Good piece today by Christian Toto in the Washington Times on Woody Allen’s critical darling “Midnight in Paris.” I found the film to be quite the disappointment; as Toto notes, Allen takes a bludgeon to America and the Tea Party, but more irritating still is that–aside from the eye candy–the movie is basically one joke repeated over and over from beginning to end. Aside from a couple of very funny scenes with the talented Michael Sheen, the premise runs thin within the first 45 minutes. The payoff is also a letdown. Furthermore, the pompous underlying theme is that Allen equates today’s crop of artists with history’s all-time greats. Is Allen subtly suggesting he is the Hemingway or Fitzgerald of our time? Well, he’s not not suggesting it.




[I]n finding artistic and commercial renewal across the pond, Mr. Allen often has flattered European vanities by ogling the sights of their storied capitals with his camera. Unfortunately, in “Midnight,” he also has pandered to European stereotypes of the Ugly American.

[…]

The cross-cultural comedy concerns a burned out Hollywood screenwriter named Gil (Owen Wilson) who hopes a trip to France will inspire him to finish his novel. Gil fantasizes about Paris in the 1920s, a time when artistic giants such as Ernest Hemingway, Cole Porter and F. Scott Fitzgerald roamed its streets.

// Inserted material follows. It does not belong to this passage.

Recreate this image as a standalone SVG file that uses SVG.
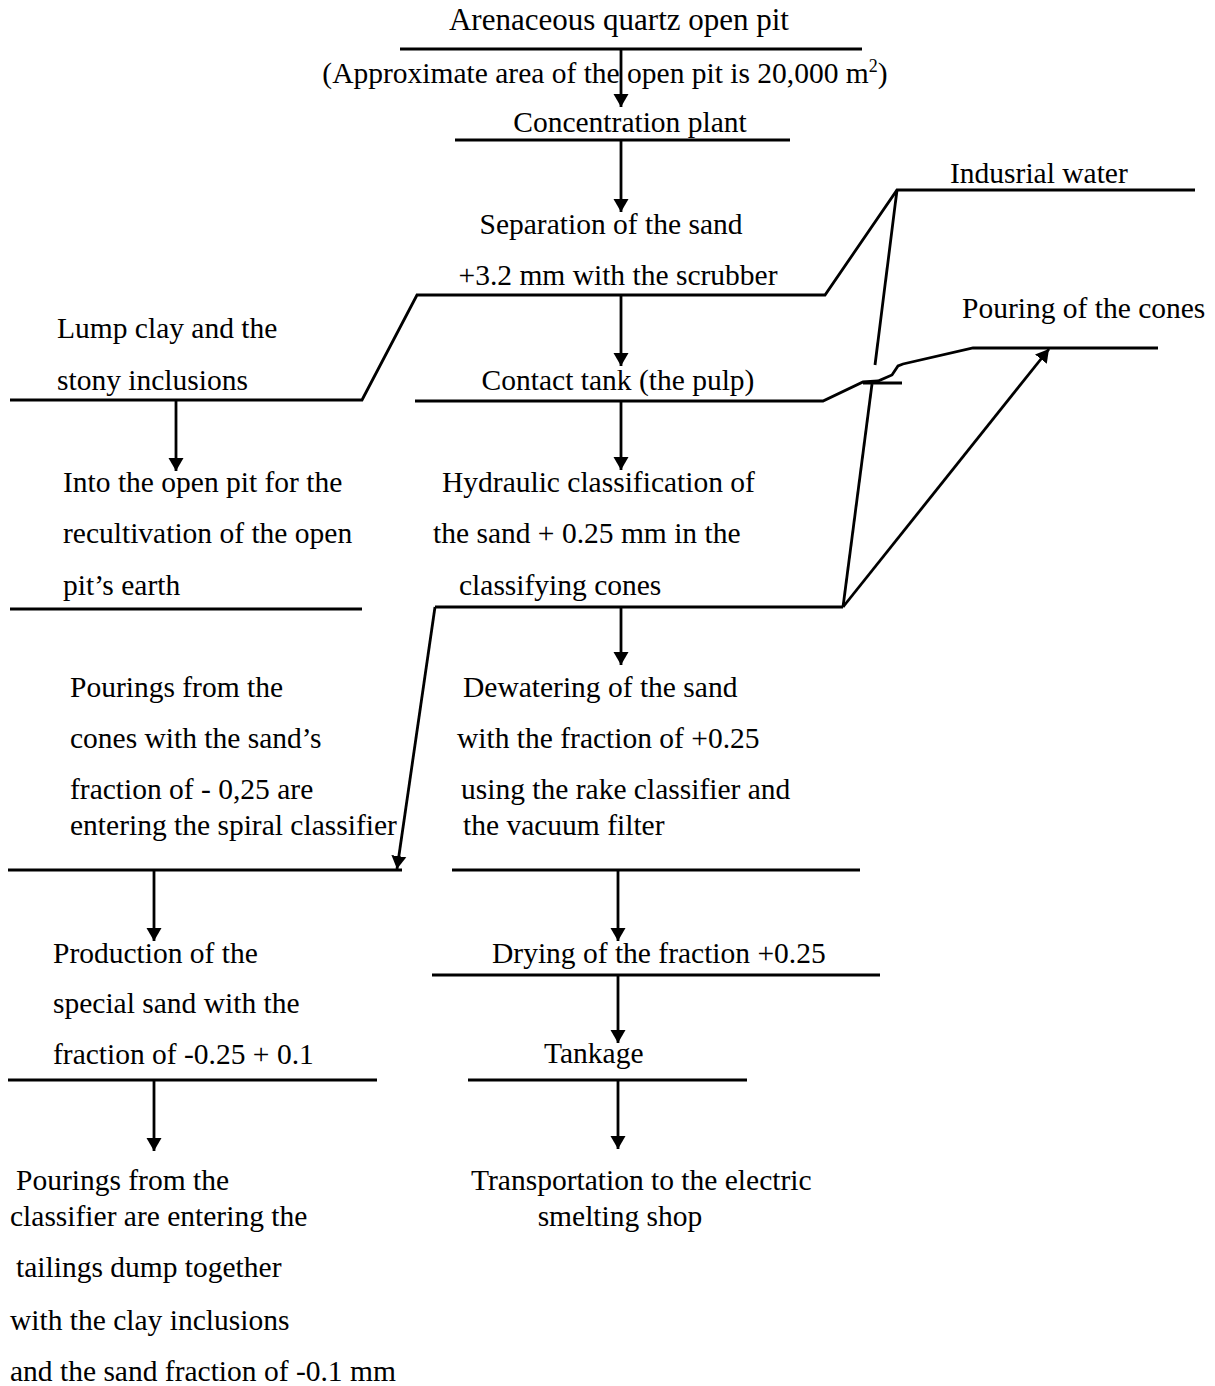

One mysterious car ride later, Gil finds himself magically transported back to the Lost Generation golden age of his daydreams.

“Midnight in Paris” taps into a timeless American attraction to the City of Light as a cultural beacon, a place even ordinary artists can visit and emerge reborn. Throughout the film, Mr. Allen treats the city’s creative minds, native and transient alike, as intellectual titans.

Yet, in paying tribute to the artistic and historical glories of Paris, Mr. Allen gratuitously sneers at his own country. Mr. Wilson‘s character is engaged to a shallow, materialistic American played by Rachel McAdams, a shrew whose parents are even more distasteful to Mr. Allen.

They belong to the tea party, for crying out loud.